What did I do in WoW2010?
I was sitting around in Dalaran.
Did I like it ?
No!

the Dungeon Finder and its teleporting function were released, I said very openly that I hate it. The DF-age was a few hours old. That is no nostalgia!

Look:
There are things about WoW2010 that I like:
- Hybrids don't automatically have to heal in raids.
- The economic game is better (mostly thanks to addons)
- More stats on items; more theorycrafting.
- Spellpower. WoW2005 didn't have such a mechanic. That was silly.
- 3 different tanking classes
- More focus on one storyarc, instead of 3 storyarcs.
- More interesting quests.
- ...

Wolfshead also lists several more basic things in his post that EQNext should LEARN from WoW!

---
Your theory assumes that all MMORPGs are continuously getting *worse*.

Hey - no strawmen again, please.
I am pretty sure that Cataclysm will be better than WotlLK, for example.
 
Everquest from 99-2001 (pre-luclin) was simply amazing and just captured how a true mmo should be. There was so many factors that came into play that made the magic feel. Actually playing a class, some fear of dying, the gm events, Player driven economey was awsome!

I think the social aspect of EQ was great too was far different from todays mmo's, much more dependant on actual gameplay because you knew you could appreciate the outcome of hard work but also fun times.

This won't be created again with SOE at the throne what we need is an indie company to take those elements and create something to cater to the old school crowd and alot have failed trying to do that unfourtanly
 
What did I do in WoW2005?
I was running around the world!
Did I have a problem with it ?
No, I enjoyed it.


That is exactly my point. If you could erase your brain and start over WoW2010 with no memory of ever having played it, you would be running around the world and enjoy it. The reason that you don't run around now is not the DF, but that you got bored from running around, already knowing all the corners of the world.

Proof: Even today you can't quest without running around. It is YOU who doesn't WANT to run around any more. There is nothing in WoW which would prevent you from doing it.
 
But why did I run around less when flying mounts came and stopped completely when the DF came?

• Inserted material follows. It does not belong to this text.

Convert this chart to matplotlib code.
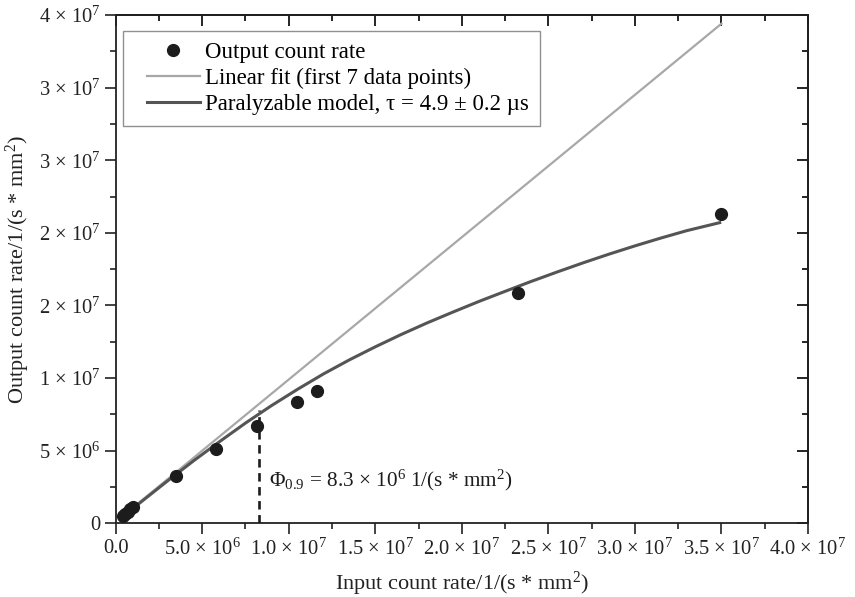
import numpy as np
import matplotlib.pyplot as plt
from matplotlib.lines import Line2D
from matplotlib.legend_handler import HandlerLine2D

plt.rcParams['font.family'] = ['Liberation Serif', 'DejaVu Serif']
plt.rcParams['mathtext.fontset'] = 'custom'
plt.rcParams['mathtext.rm'] = 'Liberation Serif'
plt.rcParams['mathtext.it'] = 'Liberation Serif:italic'

# measured output vs input count rate, 1/(s*mm^2)
input_rate = np.array([0.42e6, 0.56e6, 0.70e6, 0.85e6, 1.0e6, 3.49e6, 5.8e6,
                       8.15e6, 1.046e7, 1.165e7, 2.327e7, 3.499e7])
output_rate = np.array([0.50e6, 0.62e6, 0.78e6, 0.95e6, 1.12e6, 3.25e6, 5.09e6,
                        6.71e6, 8.32e6, 9.12e6, 1.586e7, 2.132e7])

# linear fit through the first 7 points
fit_x = np.array([0.4e6, 3.5e7])
fit_y = np.array([0.49e6, 3.44e7])

# paralyzable dead-time model curve
model_x = np.array([0.4, 1.5, 3, 4.5, 6, 7.5, 9, 10.5, 12, 13.5, 15, 16.5, 18, 19.5,
                    21, 22.5, 24, 25.5, 27, 28.5, 30, 31.5, 33, 34.9]) * 1e6
model_y = np.array([0.45, 1.5, 2.92, 4.3, 5.62, 6.9, 8.1, 9.22, 10.28, 11.25, 12.15,
                    13.0, 13.8, 14.55, 15.28, 15.97, 16.65, 17.3, 17.93, 18.53, 19.1,
                    19.64, 20.15, 20.7]) * 1e6

phi_09 = 8.3e6
phi_09_top = 7.8e6

x_ticks = [0, 5e6, 1e7, 1.5e7, 2e7, 2.5e7, 3e7, 3.5e7, 4e7]
x_tick_labels = ['0.0', '5.0 × 10$^{6}$', '1.0 × 10$^{7}$', '1.5 × 10$^{7}$',
                 '2.0 × 10$^{7}$', '2.5 × 10$^{7}$', '3.0 × 10$^{7}$',
                 '3.5 × 10$^{7}$', '4.0 × 10$^{7}$']
y_ticks = [0, 5e6, 1e7, 1.5e7, 2e7, 2.5e7, 3e7, 3.5e7]
y_tick_labels = ['0', '5 × 10$^{6}$', '1 × 10$^{7}$', '2 × 10$^{7}$',
                 '2 × 10$^{7}$', '3 × 10$^{7}$', '3 × 10$^{7}$', '4 × 10$^{7}$']


class LeadHandler(HandlerLine2D):
    """Line handler that leaves a blank lead-in before the sample line."""
    def __init__(self, lead, **kw):
        super().__init__(**kw)
        self.lead = lead

    def get_xdata(self, legend, xdescent, ydescent, width, height, fontsize):
        x0 = -xdescent + self.lead
        x1 = -xdescent + width
        return [x0, x1], [0.5 * (x0 + x1)]


fig = plt.figure(figsize=(8.55, 5.97), dpi=100)
ax = fig.add_axes([0.1353, 0.1235, 0.8097, 0.8514])

ax.plot(fit_x, fit_y, color='#a8a8a8', lw=1.6, label='Linear fit (first 7 data points)', zorder=2)
ax.plot(model_x, model_y, color='#555555', lw=2.2,
        label='Paralyzable model, τ = 4.9 ± 0.2 µs', zorder=3)
ax.plot(input_rate, output_rate, 'o', color='#1c1c1c', ms=8.5, label='Output count rate', zorder=4)

ax.plot([phi_09, phi_09], [0, phi_09_top], color='#1c1c1c', lw=1.9, ls=(0, (3.2, 2.1)), zorder=3)
ax.text(phi_09 + 0.55e6, 2.95e6, r'Φ$_{0.9}$ = 8.3 × 10$^{6}$ 1/(s * mm$^{2}$)',
        fontsize=15.3, va='center', ha='left', color='#1c1c1c')

ax.set_xlim(0, 4e7)
ax.set_ylim(0, 3.5e7)
ax.set_xticks(x_ticks)
ax.set_xticklabels(x_tick_labels, fontsize=14.8)
ax.set_yticks(y_ticks)
ax.set_yticklabels(y_tick_labels, fontsize=14.8)
ax.set_xticks(np.arange(2.5e6, 4e7, 5e6), minor=True)
ax.set_yticks(np.arange(2.5e6, 3.5e7, 5e6), minor=True)
ax.tick_params(which='major', direction='out', length=8, width=1.2, colors='#222222')
ax.tick_params(which='minor', direction='out', length=4, width=1.2, colors='#222222')
ax.tick_params(labelcolor='#222222', pad=3)

# mirrored ticks on top and right, pointing inward
top = ax.secondary_xaxis('top')
top.set_xticks(x_ticks)
top.set_xticks(np.arange(2.5e6, 4e7, 5e6), minor=True)
top.tick_params(which='major', direction='in', length=8, width=1.2, labeltop=False)
top.tick_params(which='minor', direction='in', length=4, width=1.2)
right = ax.secondary_yaxis('right')
right.set_yticks(y_ticks)
right.set_yticks(np.arange(2.5e6, 3.5e7, 5e6), minor=True)
right.tick_params(which='major', direction='in', length=8, width=1.2, labelright=False)
right.tick_params(which='minor', direction='in', length=4, width=1.2)

for sp in ax.spines.values():
    sp.set_linewidth(1.3)
    sp.set_color('#222222')
top.spines['top'].set_linewidth(1.3)
right.spines['right'].set_linewidth(1.3)

ax.set_xlabel('Input count rate/1/(s * mm$^{2}$)', fontsize=16, labelpad=7, color='#222222')
ax.set_ylabel('Output count rate/1/(s * mm$^{2}$)', fontsize=16, labelpad=5, color='#222222')

handles, labels = ax.get_legend_handles_labels()
order = [2, 0, 1]
leg = ax.legend([handles[i] for i in order], [labels[i] for i in order],
                loc='upper left', bbox_to_anchor=(0.011, 0.9685), fontsize=16.5,
                fancybox=False, edgecolor='#909090', framealpha=1,
                handlelength=2.88, handletextpad=0.22, borderpad=0.47, labelspacing=0.22,
                borderaxespad=0, handler_map={Line2D: LeadHandler(lead=9.0)})
leg.get_frame().set_linewidth(1.0)

fig.savefig('out.png', dpi=100)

Do you have an explanation ?
 
You simply got bored of the rest of the game.

It is downright silly to claim that ONE feature, which doesn't affect 90% of the game, "destroys" WoW. The DF has zero effect on PvP. The DF has zero effect on quests. The DF has zero effect on crafting and resource gathering. The DF has minimal effect on leveling.

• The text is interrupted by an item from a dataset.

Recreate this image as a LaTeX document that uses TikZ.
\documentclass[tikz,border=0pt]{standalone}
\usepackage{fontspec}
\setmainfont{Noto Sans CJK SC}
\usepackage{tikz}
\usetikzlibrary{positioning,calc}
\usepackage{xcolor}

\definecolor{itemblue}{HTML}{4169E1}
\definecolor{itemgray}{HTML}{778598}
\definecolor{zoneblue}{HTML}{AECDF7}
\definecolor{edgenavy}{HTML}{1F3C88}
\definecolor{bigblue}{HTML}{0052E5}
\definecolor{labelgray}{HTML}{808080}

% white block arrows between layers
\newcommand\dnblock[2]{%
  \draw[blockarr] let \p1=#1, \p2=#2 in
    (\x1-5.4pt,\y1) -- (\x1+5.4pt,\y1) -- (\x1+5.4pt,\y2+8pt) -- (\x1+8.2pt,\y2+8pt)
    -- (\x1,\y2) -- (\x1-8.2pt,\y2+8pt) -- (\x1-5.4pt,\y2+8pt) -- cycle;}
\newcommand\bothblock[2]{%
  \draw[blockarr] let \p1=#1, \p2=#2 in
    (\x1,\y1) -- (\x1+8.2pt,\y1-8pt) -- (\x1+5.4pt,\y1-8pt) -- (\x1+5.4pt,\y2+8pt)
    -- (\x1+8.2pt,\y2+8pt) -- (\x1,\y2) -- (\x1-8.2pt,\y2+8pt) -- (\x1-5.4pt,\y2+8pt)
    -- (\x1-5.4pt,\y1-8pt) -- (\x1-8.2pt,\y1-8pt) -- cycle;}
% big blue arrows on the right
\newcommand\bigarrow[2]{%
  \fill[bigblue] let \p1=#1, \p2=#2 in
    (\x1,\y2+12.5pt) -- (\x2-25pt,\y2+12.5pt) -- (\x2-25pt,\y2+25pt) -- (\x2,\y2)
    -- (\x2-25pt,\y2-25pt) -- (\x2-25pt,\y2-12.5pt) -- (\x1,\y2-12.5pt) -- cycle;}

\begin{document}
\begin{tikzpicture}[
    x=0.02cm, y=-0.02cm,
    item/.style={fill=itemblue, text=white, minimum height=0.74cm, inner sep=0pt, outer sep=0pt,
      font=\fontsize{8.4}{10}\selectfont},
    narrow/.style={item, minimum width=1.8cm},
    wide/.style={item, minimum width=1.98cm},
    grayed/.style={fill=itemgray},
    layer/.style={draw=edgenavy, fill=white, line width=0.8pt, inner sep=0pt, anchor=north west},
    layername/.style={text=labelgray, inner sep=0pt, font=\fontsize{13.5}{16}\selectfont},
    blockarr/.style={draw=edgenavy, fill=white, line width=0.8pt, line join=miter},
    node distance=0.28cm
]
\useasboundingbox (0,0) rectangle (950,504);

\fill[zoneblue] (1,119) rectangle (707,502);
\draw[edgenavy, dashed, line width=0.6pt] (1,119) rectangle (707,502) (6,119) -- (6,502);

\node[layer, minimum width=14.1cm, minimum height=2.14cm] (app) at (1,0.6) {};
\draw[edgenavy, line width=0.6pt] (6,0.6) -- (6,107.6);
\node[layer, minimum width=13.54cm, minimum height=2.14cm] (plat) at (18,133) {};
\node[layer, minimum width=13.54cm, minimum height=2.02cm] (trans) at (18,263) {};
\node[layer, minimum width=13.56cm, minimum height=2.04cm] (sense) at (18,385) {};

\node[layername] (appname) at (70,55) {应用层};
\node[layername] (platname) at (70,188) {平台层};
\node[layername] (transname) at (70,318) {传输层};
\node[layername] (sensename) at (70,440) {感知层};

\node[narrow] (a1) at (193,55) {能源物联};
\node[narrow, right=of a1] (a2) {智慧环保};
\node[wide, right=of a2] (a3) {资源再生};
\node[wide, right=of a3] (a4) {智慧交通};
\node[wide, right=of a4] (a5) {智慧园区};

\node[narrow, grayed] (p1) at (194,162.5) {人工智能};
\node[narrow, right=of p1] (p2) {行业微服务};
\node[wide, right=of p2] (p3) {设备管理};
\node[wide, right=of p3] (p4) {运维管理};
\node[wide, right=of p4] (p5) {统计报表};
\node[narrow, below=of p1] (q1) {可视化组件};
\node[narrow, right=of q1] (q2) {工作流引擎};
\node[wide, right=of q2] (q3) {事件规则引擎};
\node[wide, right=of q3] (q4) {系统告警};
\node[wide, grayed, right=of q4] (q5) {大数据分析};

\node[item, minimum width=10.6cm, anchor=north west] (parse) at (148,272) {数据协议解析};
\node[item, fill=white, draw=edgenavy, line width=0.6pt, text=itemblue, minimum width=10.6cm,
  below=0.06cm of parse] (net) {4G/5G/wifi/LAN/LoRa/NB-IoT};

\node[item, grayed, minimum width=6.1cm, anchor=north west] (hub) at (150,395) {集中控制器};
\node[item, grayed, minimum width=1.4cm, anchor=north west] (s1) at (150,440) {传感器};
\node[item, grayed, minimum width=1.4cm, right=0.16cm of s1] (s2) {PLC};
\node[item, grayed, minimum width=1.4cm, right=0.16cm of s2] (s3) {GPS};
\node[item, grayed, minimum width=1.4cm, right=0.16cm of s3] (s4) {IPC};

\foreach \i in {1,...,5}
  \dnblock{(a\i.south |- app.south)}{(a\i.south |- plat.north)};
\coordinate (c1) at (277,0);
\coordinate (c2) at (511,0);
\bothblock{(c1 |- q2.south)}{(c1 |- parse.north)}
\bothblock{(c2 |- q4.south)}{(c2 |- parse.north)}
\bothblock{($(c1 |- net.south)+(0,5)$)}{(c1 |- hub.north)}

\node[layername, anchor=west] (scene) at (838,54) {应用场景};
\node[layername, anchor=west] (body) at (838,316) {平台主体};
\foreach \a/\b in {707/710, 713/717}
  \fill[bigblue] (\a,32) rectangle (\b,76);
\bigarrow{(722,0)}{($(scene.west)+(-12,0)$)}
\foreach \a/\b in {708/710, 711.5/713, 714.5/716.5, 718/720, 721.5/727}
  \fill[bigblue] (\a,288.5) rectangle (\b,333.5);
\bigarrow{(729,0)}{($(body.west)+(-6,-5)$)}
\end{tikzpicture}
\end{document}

It is just the longer we play, the less we PLAY. We become obsessed with stupid shit like "efficiency" and "rewards". And then you end up doing the most efficient stuff in WoW, which is sitting in Dalaran and grinding heroics, and you hate it. Doh! That is a fault in YOUR brain, not in WoW's game design. It isn't the DF that keeps you from doing all the stuff that isn't even remotely affected by the DF.
 
This is, by the way, once again, the wonderful

"You don't have to click the Gimme-T11-now button. Since you do it, I assume that raiding ICC was no fun for you"

kind of argument.

A major part of a game are the rules. I want to knock my head against the rules.

Give me one dice of sugar per day and I'll love it for years. Give me a house full of sugar and I'll hate sugar after one day.

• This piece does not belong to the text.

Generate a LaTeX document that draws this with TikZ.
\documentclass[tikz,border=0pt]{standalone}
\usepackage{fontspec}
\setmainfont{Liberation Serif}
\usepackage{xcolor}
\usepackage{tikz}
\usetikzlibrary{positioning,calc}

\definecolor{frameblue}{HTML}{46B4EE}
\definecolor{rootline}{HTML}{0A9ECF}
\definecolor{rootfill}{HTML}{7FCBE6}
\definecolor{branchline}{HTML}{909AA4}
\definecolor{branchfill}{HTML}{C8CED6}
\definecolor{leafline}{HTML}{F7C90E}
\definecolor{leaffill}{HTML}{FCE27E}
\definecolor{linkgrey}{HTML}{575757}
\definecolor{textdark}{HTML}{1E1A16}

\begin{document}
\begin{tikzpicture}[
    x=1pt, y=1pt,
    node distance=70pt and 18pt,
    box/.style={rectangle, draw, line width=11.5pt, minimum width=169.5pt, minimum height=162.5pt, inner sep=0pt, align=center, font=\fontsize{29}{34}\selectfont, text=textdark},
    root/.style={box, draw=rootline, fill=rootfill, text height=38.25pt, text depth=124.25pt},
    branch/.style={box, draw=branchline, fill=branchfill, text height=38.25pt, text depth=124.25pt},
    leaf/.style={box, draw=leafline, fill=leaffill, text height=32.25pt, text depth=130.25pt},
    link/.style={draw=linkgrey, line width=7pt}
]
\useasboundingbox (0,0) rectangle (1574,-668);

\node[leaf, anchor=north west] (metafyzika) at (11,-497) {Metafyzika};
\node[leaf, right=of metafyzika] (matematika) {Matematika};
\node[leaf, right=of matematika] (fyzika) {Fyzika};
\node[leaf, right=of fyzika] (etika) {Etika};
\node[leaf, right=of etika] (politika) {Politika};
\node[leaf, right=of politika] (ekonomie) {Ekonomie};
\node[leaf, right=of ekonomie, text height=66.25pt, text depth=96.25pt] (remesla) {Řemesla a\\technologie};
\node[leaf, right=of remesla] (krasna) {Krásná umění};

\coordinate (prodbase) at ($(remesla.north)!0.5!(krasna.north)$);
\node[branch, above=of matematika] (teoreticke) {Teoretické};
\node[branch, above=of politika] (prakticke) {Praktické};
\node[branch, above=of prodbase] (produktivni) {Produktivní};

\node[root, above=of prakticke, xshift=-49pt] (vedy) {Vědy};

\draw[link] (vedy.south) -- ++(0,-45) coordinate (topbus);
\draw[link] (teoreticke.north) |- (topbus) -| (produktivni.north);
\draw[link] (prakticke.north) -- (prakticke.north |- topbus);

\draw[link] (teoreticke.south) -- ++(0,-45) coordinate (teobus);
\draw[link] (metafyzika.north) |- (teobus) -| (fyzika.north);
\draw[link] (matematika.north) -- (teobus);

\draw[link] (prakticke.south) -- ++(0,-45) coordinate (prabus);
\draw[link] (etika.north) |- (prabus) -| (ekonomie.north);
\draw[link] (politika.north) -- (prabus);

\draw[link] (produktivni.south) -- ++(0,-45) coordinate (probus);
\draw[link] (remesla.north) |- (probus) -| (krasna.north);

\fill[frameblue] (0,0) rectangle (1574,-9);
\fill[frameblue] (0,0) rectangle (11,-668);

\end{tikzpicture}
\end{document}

Rules need to restrain me. That's what they are there for. That is what the game company is there for. That's what I pay them for: To invent good rules.

To argue that I should make my own rules and just walk, instead of fly/teleport is hypocritcal.
 
Tobold, you know that players optimze the fun out of it. I know you know it.

Do you blame the players for that?

I mean, if it wasn't the responsibility of the game developer to restrain the players, why can't we make lvl 80 at start? Why can't I have the best equipment with a click? Why can't I have gold cap with a click? Why can't I have a gladiator title with a click?

BECAUSE I'D CLICK THE BUTTON

Because I optimize the fun out of it. The developers need to restrain me from doing this.

If the first move in chess could be to take the queen and rush the enemy king, chess would be a bad game. The argument that you shouldn't do it if you want to have fun is absurd.

Good games don't allow the players to optimize the fun out of it.

Also in vanilla WoW did I want to reach my destination ASAP. If you had given me a teleport-to-dungeon button I'd clicked it. And then had had less fun.

That's human nature. We are not made to solve problem the hardest way possible. We are made to try to solve them the easiest way possible. That's what creates flow, that's what feels like fun.

Erm. Sry for double post. Would be nice if you told me that you agree at least a little bit. Otherwise I might lose my believe in humanity :)
 
"I think you are wrong there, because it is YOU who is basing his definition of "better" on something which is individual and subjective. Objectively I can define "better" as "giving more utility to the maximum number of users". You don't necessarily have to be included in that "maximum number of users" for that statement to be true."

You can't objectively define something YOUR way. If you believe that words have objective meaning (which I don't and I think I may actually have been proven correct in this belief already) then there is ONE objective meaning for each word. The fact that myself and others have a meaningful and substantial disagreement about what "better" means suggests that "better" is subjective--at least in practice.

This could easily turn into a philosophical debate which has no place on this blog, though, so perhaps we should leave it here that we disagree on the meanings of "better" and "objective". (It's also not particularly relevant to your post.)
 
FFXI did a lot of what he said. It was probably the closest spiritual successor to the classic EQ style of gameplay.

It also was hard, divisive, drove a lot of people, and languished in obscurity. He wants level to be meaningful? Beating COP in FFXI was meaningful. Group based? Reputation matters? They did it.

While it was good, it shows the flaws of his approach. FFXI lost a lot of people, and really only survived due to a large captive market of console users and japanese players. It broke lives (funny, he never remembers how EQ addiction was a part of the early experience due to the huge time sink aspect) and had as many if not more problems as WoW.

It can work in part, but these days I think people are just too gaming fatigued. I don't think I could survive a game like that anymore.